Officially, the Nepali government has refused to reveal any details of the disaster, the second time in the past two months that an Airbus has gone down in the Himalayan kingdom.

Flight PX268 began its final descent into Kathmandu, which has no radar facility, more than 1,300ft below its required flightpath. Peaks like jagged broken glass surround Kathmandu, and this difference in altitude proved fatal.

The airliner smashed into the rocky face of a mountain, the last ridge before the clear and easy approach over the rice paddies into Kathmandu airport, only seven miles away.

An army helicopter pilot, who wants to remain unidentified, surveyed the wreckage. 'If the pilot had just been 100ft higher, he'd have cleared the ridge and made it safely into the valley. Just 100ft.'

The force of the impact scattered debris of fuselage, luggage and charred corpses over a half-mile radius. There were no survivors.

Most of the passengers were either British, Spanish or Dutch and bound for trekking holidays in the Himalayas. In the midst of the carnage, rescue workers came across a few personal mementoes such as a family photograph, a melted video camera and a single hiking boot.

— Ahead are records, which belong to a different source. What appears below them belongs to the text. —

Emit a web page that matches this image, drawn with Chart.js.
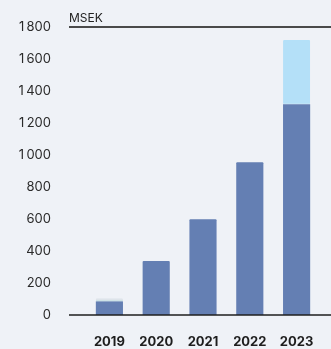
<!DOCTYPE html>
<html>
<head>
<meta charset="utf-8">
<script src="https://cdn.jsdelivr.net/npm/chart.js@4"></script>
<style>
  html, body { margin: 0; padding: 0; background: #eff2f7; }
  #wrap { width: 331px; height: 349px; position: relative; }
</style>
</head>
<body>
<div id="wrap"><canvas id="myChart"></canvas></div>
<script>
const years = ['2019', '2020', '2021', '2022', '2023'];
const baseValues = [85, 337, 598, 954, 1317];
const topValues = [19, 0, 0, 0, 402];
const yTicks = [0, 200, 400, 600, 800, 1000, 1200, 1400, 1600, 1800];
const unitLabel = 'MSEK';

const fmt = v => v >= 1000 ? String(v).replace(/(\d)(\d{3})$/, '$1\u2009$2') : String(v);

const linesPlugin = {
    id: 'lines',
    afterDatasetsDraw(chart) {
        const c = chart.ctx;
        const y = chart.scales.y;
        c.save();
        c.strokeStyle = '#4a4a4a';
        c.lineWidth = 2;
        c.beginPath();
        c.moveTo(69, y.getPixelForValue(1800));
        c.lineTo(chart.width, y.getPixelForValue(1800));
        c.stroke();
        c.strokeStyle = '#1e1e1e';
        c.lineWidth = 1.5;
        c.beginPath();
        c.moveTo(69, y.getPixelForValue(0));
        c.lineTo(chart.width, y.getPixelForValue(0));
        c.stroke();
        c.fillStyle = '#222';
        c.font = '12px Inter';
        c.textBaseline = 'alphabetic';
        c.fillText(unitLabel, 69, y.getPixelForValue(1800) - 5);
        c.restore();
    }
};

new Chart(document.getElementById('myChart'), {
    type: 'bar',
    data: {
        labels: years,
        datasets: [{
            data: baseValues,
            backgroundColor: '#647fb3',
            borderRadius: 1,
            categoryPercentage: 1,
            barPercentage: 0.58
        }, {
            data: topValues,
            backgroundColor: ['#dee4ea', '#b4e0f8', '#b4e0f8', '#b4e0f8', '#b4e0f8'],
            borderColor: ['#8ccfd0', '#b4e0f8', '#b4e0f8', '#b4e0f8', '#b4e0f8'],
            borderWidth: { bottom: 1, top: 0, left: 0, right: 0 },
            borderSkipped: false,
            borderRadius: 1,
            categoryPercentage: 1,
            barPercentage: 0.58
        }]
    },
    options: {
        responsive: true,
        maintainAspectRatio: false,
        animation: false,
        layout: { padding: { top: 27, right: 11, bottom: 0, left: 0 } },
        plugins: { legend: { display: false }, tooltip: { enabled: false } },
        scales: {
            x: {
                stacked: true,
                afterFit(scale) { scale.height = 34; scale.paddingLeft = 0; scale.paddingRight = 0; },
                grid: { display: false, drawTicks: false },
                border: { display: false },
                ticks: { color: '#1e1e1e', padding: 19, font: { family: 'Inter', size: 13, weight: 'bold' } }
            },
            y: {
                stacked: true,
                min: 0,
                max: 1800,
                afterFit(scale) { scale.width = 86; scale.paddingTop = 0; scale.paddingBottom = 0; },
                afterBuildTicks(scale) { scale.ticks = yTicks.map(v => ({ value: v })); },
                grid: { display: false, drawTicks: false },
                border: { display: false },
                ticks: {
                    color: '#2a2a2a',
                    padding: 35,
                    font: { family: 'Inter', size: 13 },
                    callback: v => fmt(v)
                }
            }
        }
    },
    plugins: [linesPlugin]
});
</script>
</body>
</html>
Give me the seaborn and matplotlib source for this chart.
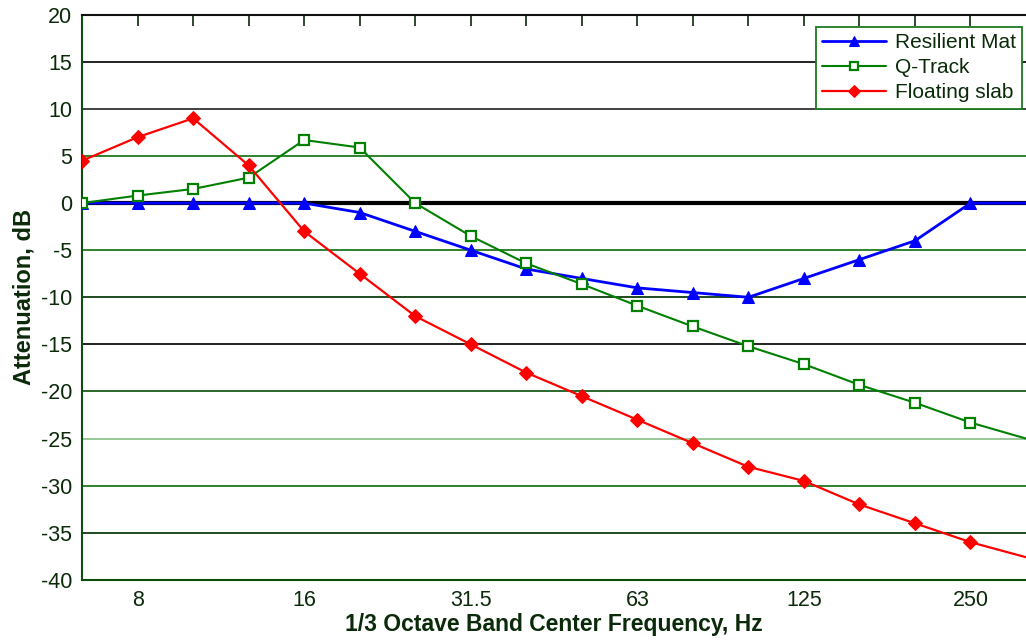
#%% dependencies
import numpy as np
import pandas as pd
import matplotlib
matplotlib.use('Agg')
import matplotlib.pyplot as plt
import seaborn as sns

#%% data
bands = ['6.3', '8', '10', '12.5', '16', '20', '25', '31.5', '40', '50',
         '63', '80', '100', '125', '160', '200', '250', '315']
labelled = ['8', '16', '31.5', '63', '125', '250']
resilient_mat = [0, 0, 0, 0, 0, -1, -3, -5, -7, -8, -9, -9.5, -10, -8, -6, -4, 0, 0]
q_track = [0, 0.8, 1.5, 2.7, 6.7, 5.9, 0, -3.5, -6.4, -8.6, -10.9, -13.1,
           -15.2, -17.1, -19.3, -21.2, -23.3, -25]
floating_slab = [4.5, 7, 9, 4, -3, -7.5, -12, -15, -18, -20.5, -23, -25.5,
                 -28, -29.5, -32, -34, -36, -37.6]
y_ticks = list(range(-40, 25, 5))

#%% frame
sns.set_style('white')
plt.rcParams['font.family'] = ['Liberation Sans', 'DejaVu Sans']
plt.rcParams['axes.unicode_minus'] = False
txt = '#0a2a0a'

fig = plt.figure(figsize=(10.26, 6.4), dpi=100)
ax = fig.add_axes([0.080, 0.094, 0.920, 0.883])

# horizontal grid lines, mixed green / black like the scan
grid_cols = {15: '#111111', 10: '#333333', 5: '#1f7a1f', -5: '#1f7a1f',
             -10: '#0d3d0d', -15: '#111111', -20: '#1a5c1a', -25: '#8fc48f',
             -30: '#1f7a1f', -35: '#0d3d0d'}
for yv, c in grid_cols.items():
    ax.axhline(yv, color=c, lw=1.3, zorder=1)
ax.axhline(0, color='black', lw=3, zorder=1)

x = np.arange(len(bands))
marked = list(range(len(bands) - 1))  # last point only runs the line to the edge
series = [('Resilient Mat', resilient_mat, 'blue', '^', dict(ms=9, lw=2)),
          ('Q-Track', q_track, 'green', 's', dict(ms=6.5, lw=1.5, mfc='white', mew=1.6)),
          ('Floating slab', floating_slab, 'red', 'D', dict(ms=7.5, lw=1.6))]
for name, vals, col, mk, kw in series:
    sns.lineplot(x=x, y=vals, ax=ax, color=col, marker=mk, label=name,
                 markeredgecolor=col, markevery=marked, zorder=3, **kw)

ax.set_xlim(0, len(bands) - 1)
ax.set_ylim(-40, 20)
ax.set_yticks(y_ticks)
ax.set_xticks(x[1:-1])
ax.set_xticklabels([b if b in labelled else '' for b in bands[1:-1]])
ax.tick_params(direction='in', length=8, width=1.2, top=True, colors=txt,
               labelsize=15.5, pad=7)
ax.tick_params(axis='x', pad=7)

for side in ['left', 'bottom']:
    ax.spines[side].set_color('#0d4d0d')
    ax.spines[side].set_linewidth(1.5)
ax.spines['top'].set_color('#111111')
ax.spines['top'].set_linewidth(1.5)
ax.spines['right'].set_visible(False)

ax.set_xlabel('1/3 Octave Band Center Frequency, Hz', fontsize=16.5,
              fontweight='bold', color=txt, labelpad=2)
ax.set_ylabel('Attenuation, dB', fontsize=17, fontweight='bold', color=txt,
              labelpad=4)

leg = ax.legend(loc='upper right', bbox_to_anchor=(0.9958, 0.979), fontsize=15,
                frameon=True, fancybox=False, borderpad=0.3, labelspacing=0.3,
                handlelength=3.1, handletextpad=0.4, borderaxespad=0,
                markerscale=0.8)
leg.get_frame().set_edgecolor('#1f7a1f')
leg.get_frame().set_linewidth(1.3)
leg.get_frame().set_alpha(1)
for t in leg.get_texts():
    t.set_color(txt)

fig.savefig('out.png', dpi=100)
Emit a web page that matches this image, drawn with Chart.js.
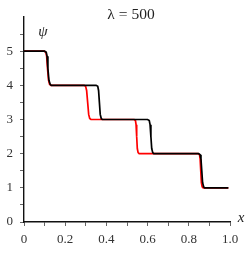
<!DOCTYPE html>
<html>
<head>
<meta charset="utf-8">
<script src="https://cdn.jsdelivr.net/npm/chart.js@4"></script>
<style>
  body { margin: 0; background: #fff; }
  #wrap { width: 252px; height: 255px; }
</style>
</head>
<body>
<div id="wrap"><canvas id="myChart"></canvas></div>
<script>
// black curve
const blackX = [0, 0.100, 0.108, 0.112, 0.116, 0.121, 0.127, 0.133, 0.350, 0.358, 0.362, 0.366, 0.370, 0.375, 0.380, 0.600, 0.608, 0.612, 0.616, 0.620, 0.625, 0.630, 0.848, 0.855, 0.859, 0.863, 0.867, 0.872, 0.877, 0.992];
const blackY = [5, 5, 4.97, 4.85, 4.5, 4.15, 4.03, 4, 4, 3.97, 3.85, 3.5, 3.15, 3.03, 3, 3, 2.97, 2.85, 2.5, 2.15, 2.03, 2, 2, 1.97, 1.85, 1.5, 1.15, 1.03, 1, 1];
// red curve
const redX = [0, 0.098, 0.106, 0.110, 0.114, 0.119, 0.124, 0.130, 0.292, 0.299, 0.304, 0.309, 0.314, 0.319, 0.325, 0.535, 0.541, 0.544, 0.547, 0.550, 0.554, 0.559, 0.845, 0.852, 0.855, 0.858, 0.861, 0.865, 0.870, 0.992];
const redY = [5, 5, 4.97, 4.85, 4.5, 4.15, 4.03, 4, 4, 3.97, 3.85, 3.5, 3.15, 3.03, 3, 3, 2.97, 2.85, 2.5, 2.15, 2.03, 2, 2, 1.97, 1.85, 1.5, 1.15, 1.03, 1, 1];
const xTickLabels = ['0', '', '0.2', '', '0.4', '', '0.6', '', '0.8', '', '1.0'];
const yTickLabels = ['0', '1', '2', '3', '4', '5'];

function toPoints(xs, ys) {
    let pts = new Array();
    for (let i = 0; i < xs.length; i++) {
        pts.push({ x: xs[i], y: ys[i] });
    }
    return pts;
}

const serif = "'Liberation Serif', 'DejaVu Serif', serif";

// title and axis names
const textPlugin = {
    id: 'texts',
    afterDraw(chart) {
        const c = chart.ctx;
        c.save();
        c.fillStyle = '#222';
        c.textAlign = 'center';
        c.textBaseline = 'middle';
        c.font = '15.5px ' + serif;
        c.fillText('λ = 500', 131, 15);
        c.font = 'italic 15px ' + serif;
        c.fillText('ψ', 43, 32);
        c.fillText('x', 241, 218);
        c.restore();
    }
};

const ctx = document.getElementById('myChart');
const myChart = new Chart(ctx, {
    type: 'scatter',
    data: {
        datasets: [{
            data: toPoints(blackX, blackY),
            showLine: true,
            borderColor: '#000',
            borderWidth: 1.7,
            pointRadius: 0,
            tension: 0
        }, {
            data: toPoints(redX, redY),
            showLine: true,
            borderColor: '#ff0000',
            borderWidth: 1.7,
            pointRadius: 0,
            tension: 0
        }]
    },
    options: {
        responsive: true,
        maintainAspectRatio: false,
        animation: false,
        layout: { padding: { top: 17, right: 22, left: 0, bottom: 0 } },
        plugins: {
            legend: { display: false },
            tooltip: { enabled: false }
        },
        scales: {
            x: {
                min: 0,
                max: 1,
                afterFit: function (scale) { scale.height = 33; },
                border: { display: true, color: '#111', width: 1.4 },
                grid: { drawOnChartArea: false, drawTicks: true, tickLength: 4, color: '#666' },
                ticks: {
                    stepSize: 0.1,
                    autoSkip: false,
                    maxRotation: 0,
                    padding: 6,
                    color: '#333',
                    font: { family: serif, size: 13 },
                    callback: function (v, i) { return xTickLabels[i]; }
                }
            },
            y: {
                min: 0,
                max: 6,
                afterFit: function (scale) { scale.width = 24; },
                afterBuildTicks: function (scale) {
                    scale.ticks = scale.ticks.filter(t => t.value < 6);
                },
                border: { display: true, color: '#111', width: 1.4 },
                grid: { drawOnChartArea: false, drawTicks: true, tickLength: 4, color: '#666' },
                ticks: {
                    stepSize: 0.5,
                    autoSkip: false,
                    padding: 7,
                    color: '#333',
                    font: { family: serif, size: 13 },
                    callback: function (v) {
                        return Number.isInteger(v) ? yTickLabels[v] : '';
                    }
                }
            }
        }
    },
    plugins: [textPlugin]
});
</script>
</body>
</html>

Steve Powers, an American journalist was one of the first to reach the crash. 'It was night, and there were fires burning everywhere in the forest. Pieces of metal hung from a tree like a tattered bed sheet.'

To guide aircraft through the treacherous descent into Kathmandu, the controllers require that pilots make radio contact with the tower at 10 miles out, then 8 miles, and, finally, at 3 miles.

At the 10-mile mark, the pilot should have cleared the Himalayan ridges, at 9,500ft. But, according to a civil aviation source, 'the pilot must have made an instrument error. He was at 8,200ft when he should have been 1,300ft higher.' The last ridge looming in front of the airliner was hidden in cloud.

'Once he reported in, there was no time for the control tower to warn him,' said the Nepali aviation source. The last communication from the Pakistani pilot to the tower was 2.39pm. 'There was no technical fault reported by the pilot, just the routine 10-mile check,' he said.

A senior military aviation officer connected to the disaster inquiry said: 'There is a 99 per cent probability it was the pilot's mistake.'

The Airbus A300 cockpit has a standard altimeter and a device known as a terrain pull-up mechanism. Both instruments warn how near the ground is.

A recording of the last conversations between the pilot and co-pilots and flight data recorders were found yesterday, but Nepali authorities have not revealed the contents.

On 31 July, a Thai Airlines Airbus 310 crashed flying into Kathmandu, killing all 113 on board. The PIA plane was an earlier A300 version.

Helicopters flew back to the airport yesterday with the remains of the 47 people found so far. Many relatives queued alongside the tarmac to try to identify the bodies.

A Nepali woman recognised her husband, a police officer, only by his belt.

So far only two other bodies have been identified, one being that of a British missionary, Andrew Wilkins, 38. His wife and three children, who also died in the crash, have yet to be found.